§ **PROBLEM STATEMENT**:
Leave out the pictures, then reproduce the rest of the material exactly.

§ **COLLECTED DATA**:
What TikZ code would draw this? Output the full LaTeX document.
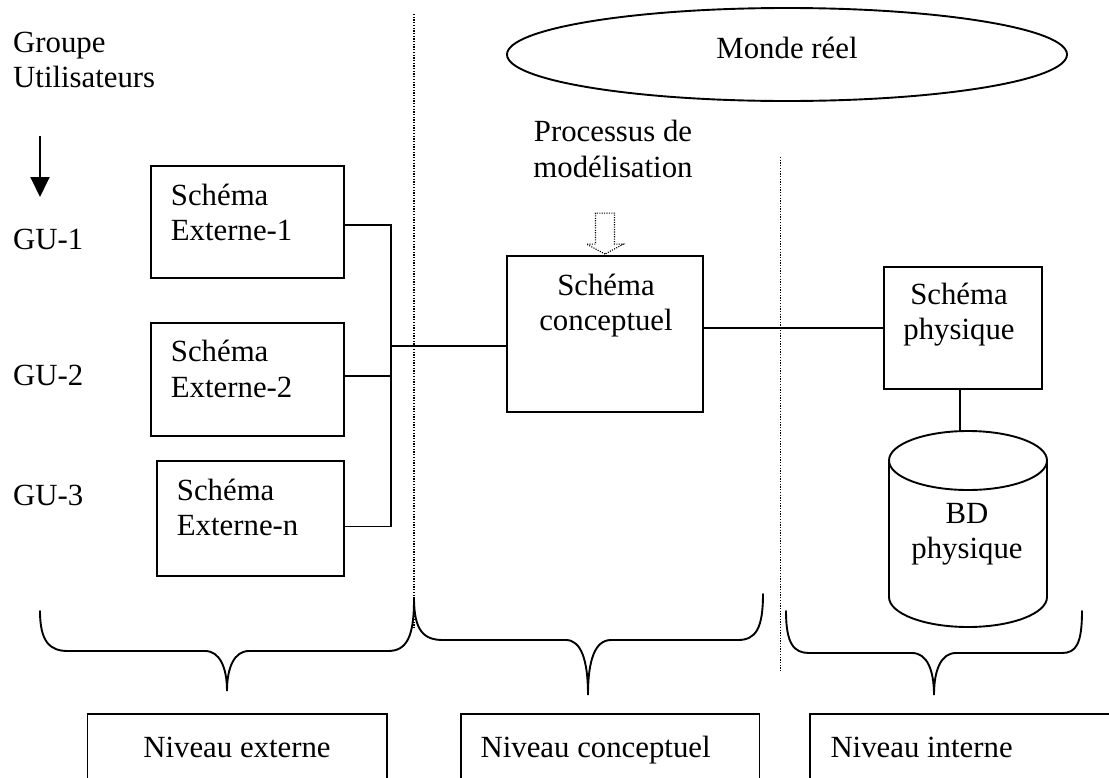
\documentclass[tikz,border=0pt]{standalone}
\usepackage{fontspec}
\setmainfont{Liberation Serif}
\usetikzlibrary{arrows.meta,shapes.geometric}
% two-line labels whose baseline is the first line's baseline
\newcommand{\duoL}[2]{\begin{tabular}[t]{@{}l@{}}#1\\#2\end{tabular}}
\newcommand{\duoC}[2]{\begin{tabular}[t]{@{}c@{}}#1\\#2\end{tabular}}
\begin{document}
\begin{tikzpicture}[x=1pt,y=-1pt,
  every node/.style={font=\fontsize{30.8}{35.5}\selectfont, inner sep=0pt},
  box/.style={draw, rectangle, line width=1.9pt},
  wire/.style={line width=1.9pt},
  guide/.style={line width=1.3pt, dash pattern=on 1.3pt off 1.4pt},
  hollowarrow/.style={line width=1.1pt, dash pattern=on 1.1pt off 1.3pt, line join=miter},
  brace/.style={line width=1.9pt, line cap=round},
]
\path[use as bounding box] (0,0) rectangle (1109,777);
\clip (0,0) rectangle (1109,777);
\fill[white] (0,0) rectangle (1109,777);

% level separators
\draw[guide] (414,14) -- (414,628);
\draw[guide] (780.5,157) -- (780.5,671);

% real world
\node[draw, ellipse, line width=1.9pt, minimum width=560pt, minimum height=93pt] (monde) at (787,54.5) {};
\node[anchor=base] (mondetxt) at (787,58) {Monde réel};

% user groups
\node[anchor=base west] (grp) at (13,52) {\duoL{Groupe}{Utilisateurs}};
\coordinate (arrtop) at (40,136);
\coordinate (arrbot) at (40,197);
\draw[wire, -{Triangle[length=20pt,width=19pt]}] (arrtop) -- (arrbot);
\node[anchor=base west] (gu1) at (13,249) {GU-1};
\node[anchor=base west] (gu2) at (13,385) {GU-2};
\node[anchor=base west] (gu3) at (13,505) {GU-3};

% external schemas
\node[box, minimum width=193.3pt, minimum height=112pt] (ext1) at (247.3,222) {};
\node[box, minimum width=193.3pt, minimum height=113.3pt] (ext2) at (247.3,379.3) {};
\node[box, minimum width=187.3pt, minimum height=115pt] (extn) at (250.3,518.5) {};
\node[anchor=base west] (t1) at (170.7,205) {\duoL{Schéma}{Externe-1}};
\node[anchor=base west] (t2) at (170.7,361.7) {\duoL{Schéma}{Externe-2}};
\node[anchor=base west] (tn) at (176.7,500) {\duoL{Schéma}{Externe-n}};

% conceptual schema
\node[anchor=base] (proc) at (613,141.7) {\duoC{Processus de}{modélisation}};
\node[box, minimum width=196pt, minimum height=156pt] (conc) at (605,334) {};
\node[anchor=base] (tc) at (606,295) {\duoC{Schéma}{conceptuel}};
\draw[hollowarrow] (conc.north) ++(0,-1) -- ++(-18.5,-10) -- ++(9,0) -- ++(0,-31)
  -- ++(19,0) -- ++(0,31) -- ++(9,0) -- cycle;

% physical schema and database
\node[box, minimum width=158pt, minimum height=122pt] (phys) at (963,328) {};
\node[anchor=base] (tp) at (959,304) {\duoC{Schéma}{physique}};
\draw[wire] (889,460.5) -- (889,597)
  arc[start angle=180, end angle=0, x radius=79, y radius=30] -- (1047,460.5);
\draw[wire] (968,460.5) ellipse[x radius=79, y radius=29.5];
\coordinate (dbtop) at (960,431);
\node[anchor=base] (db) at (967,523) {\duoC{BD}{physique}};

% connections
\coordinate (hub) at (391,346);
\draw[wire] ([yshift=-3pt]ext1.east) -| (hub);
\draw[wire] ([yshift=3pt]ext2.east) -- ([yshift=3pt]ext2.east -| hub);
\draw[wire] ([yshift=-8pt]extn.east) -| (hub);
\draw[wire] (hub) -- (hub -| conc.west);
\draw[wire] (phys.west -| conc.east) -- (phys.west);
\draw[wire] (phys.south -| dbtop) -- (dbtop);

% braces
\draw[brace] (40,611) .. controls (40,642) and (50,651) .. (68,651) -- (205,651)
  .. controls (220,651) and (227,668) .. (227,691)
  .. controls (227,668) and (234,651) .. (249,651) -- (388,651)
  .. controls (406,651) and (414,638) .. (414,600);
\draw[brace] (414,598) .. controls (414,631) and (424,640) .. (443,640) -- (566,640)
  .. controls (581,640) and (588,660) .. (588,695)
  .. controls (588,660) and (595,640) .. (611,640) -- (738,640)
  .. controls (756,640) and (763,628) .. (763,594);
\draw[brace] (786,611) .. controls (786,644) and (794,653) .. (809,653) -- (912,653)
  .. controls (927,653) and (934,670) .. (934,695)
  .. controls (934,670) and (941,653) .. (956,653) -- (1062,653)
  .. controls (1076,653) and (1082,644) .. (1082,611);

% level boxes
\node[box, minimum width=299.5pt, minimum height=86pt] (lvl1) at (237.25,757) {};
\node[box, minimum width=298.8pt, minimum height=86pt] (lvl2) at (610.1,757) {};
\node[box, minimum width=309.7pt, minimum height=86pt] (lvl3) at (965.15,757) {};
\node[anchor=base] (n1) at (237,757) {Niveau externe};
\node[anchor=base west] (n2) at (480.4,757) {Niveau conceptuel};
\node[anchor=base west] (n3) at (830.3,757) {Niveau interne};
\end{tikzpicture}
\end{document}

§ **EXERCISE RESULT**:
What TikZ code would draw this? Output the full LaTeX document.
\documentclass[tikz,border=0pt]{standalone}
\usepackage{fontspec}
\setmainfont{Liberation Serif}
\usetikzlibrary{arrows.meta,shapes.geometric}
% two-line labels whose baseline is the first line's baseline
\newcommand{\duoL}[2]{\begin{tabular}[t]{@{}l@{}}#1\\#2\end{tabular}}
\newcommand{\duoC}[2]{\begin{tabular}[t]{@{}c@{}}#1\\#2\end{tabular}}
\begin{document}
\begin{tikzpicture}[x=1pt,y=-1pt,
  every node/.style={font=\fontsize{30.8}{35.5}\selectfont, inner sep=0pt},
  box/.style={draw, rectangle, line width=1.9pt},
  wire/.style={line width=1.9pt},
  guide/.style={line width=1.3pt, dash pattern=on 1.3pt off 1.4pt},
  hollowarrow/.style={line width=1.1pt, dash pattern=on 1.1pt off 1.3pt, line join=miter},
  brace/.style={line width=1.9pt, line cap=round},
]
\path[use as bounding box] (0,0) rectangle (1109,777);
\clip (0,0) rectangle (1109,777);
\fill[white] (0,0) rectangle (1109,777);

% level separators
\draw[guide] (414,14) -- (414,628);
\draw[guide] (780.5,157) -- (780.5,671);

% real world
\node[draw, ellipse, line width=1.9pt, minimum width=560pt, minimum height=93pt] (monde) at (787,54.5) {};
\node[anchor=base] (mondetxt) at (787,58) {Monde réel};

% user groups
\node[anchor=base west] (grp) at (13,52) {\duoL{Groupe}{Utilisateurs}};
\coordinate (arrtop) at (40,136);
\coordinate (arrbot) at (40,197);
\draw[wire, -{Triangle[length=20pt,width=19pt]}] (arrtop) -- (arrbot);
\node[anchor=base west] (gu1) at (13,249) {GU-1};
\node[anchor=base west] (gu2) at (13,385) {GU-2};
\node[anchor=base west] (gu3) at (13,505) {GU-3};

% external schemas
\node[box, minimum width=193.3pt, minimum height=112pt] (ext1) at (247.3,222) {};
\node[box, minimum width=193.3pt, minimum height=113.3pt] (ext2) at (247.3,379.3) {};
\node[box, minimum width=187.3pt, minimum height=115pt] (extn) at (250.3,518.5) {};
\node[anchor=base west] (t1) at (170.7,205) {\duoL{Schéma}{Externe-1}};
\node[anchor=base west] (t2) at (170.7,361.7) {\duoL{Schéma}{Externe-2}};
\node[anchor=base west] (tn) at (176.7,500) {\duoL{Schéma}{Externe-n}};

% conceptual schema
\node[anchor=base] (proc) at (613,141.7) {\duoC{Processus de}{modélisation}};
\node[box, minimum width=196pt, minimum height=156pt] (conc) at (605,334) {};
\node[anchor=base] (tc) at (606,295) {\duoC{Schéma}{conceptuel}};
\draw[hollowarrow] (conc.north) ++(0,-1) -- ++(-18.5,-10) -- ++(9,0) -- ++(0,-31)
  -- ++(19,0) -- ++(0,31) -- ++(9,0) -- cycle;

% physical schema and database
\node[box, minimum width=158pt, minimum height=122pt] (phys) at (963,328) {};
\node[anchor=base] (tp) at (959,304) {\duoC{Schéma}{physique}};
\draw[wire] (889,460.5) -- (889,597)
  arc[start angle=180, end angle=0, x radius=79, y radius=30] -- (1047,460.5);
\draw[wire] (968,460.5) ellipse[x radius=79, y radius=29.5];
\coordinate (dbtop) at (960,431);
\node[anchor=base] (db) at (967,523) {\duoC{BD}{physique}};

% connections
\coordinate (hub) at (391,346);
\draw[wire] ([yshift=-3pt]ext1.east) -| (hub);
\draw[wire] ([yshift=3pt]ext2.east) -- ([yshift=3pt]ext2.east -| hub);
\draw[wire] ([yshift=-8pt]extn.east) -| (hub);
\draw[wire] (hub) -- (hub -| conc.west);
\draw[wire] (phys.west -| conc.east) -- (phys.west);
\draw[wire] (phys.south -| dbtop) -- (dbtop);

% braces
\draw[brace] (40,611) .. controls (40,642) and (50,651) .. (68,651) -- (205,651)
  .. controls (220,651) and (227,668) .. (227,691)
  .. controls (227,668) and (234,651) .. (249,651) -- (388,651)
  .. controls (406,651) and (414,638) .. (414,600);
\draw[brace] (414,598) .. controls (414,631) and (424,640) .. (443,640) -- (566,640)
  .. controls (581,640) and (588,660) .. (588,695)
  .. controls (588,660) and (595,640) .. (611,640) -- (738,640)
  .. controls (756,640) and (763,628) .. (763,594);
\draw[brace] (786,611) .. controls (786,644) and (794,653) .. (809,653) -- (912,653)
  .. controls (927,653) and (934,670) .. (934,695)
  .. controls (934,670) and (941,653) .. (956,653) -- (1062,653)
  .. controls (1076,653) and (1082,644) .. (1082,611);

% level boxes
\node[box, minimum width=299.5pt, minimum height=86pt] (lvl1) at (237.25,757) {};
\node[box, minimum width=298.8pt, minimum height=86pt] (lvl2) at (610.1,757) {};
\node[box, minimum width=309.7pt, minimum height=86pt] (lvl3) at (965.15,757) {};
\node[anchor=base] (n1) at (237,757) {Niveau externe};
\node[anchor=base west] (n2) at (480.4,757) {Niveau conceptuel};
\node[anchor=base west] (n3) at (830.3,757) {Niveau interne};
\end{tikzpicture}
\end{document}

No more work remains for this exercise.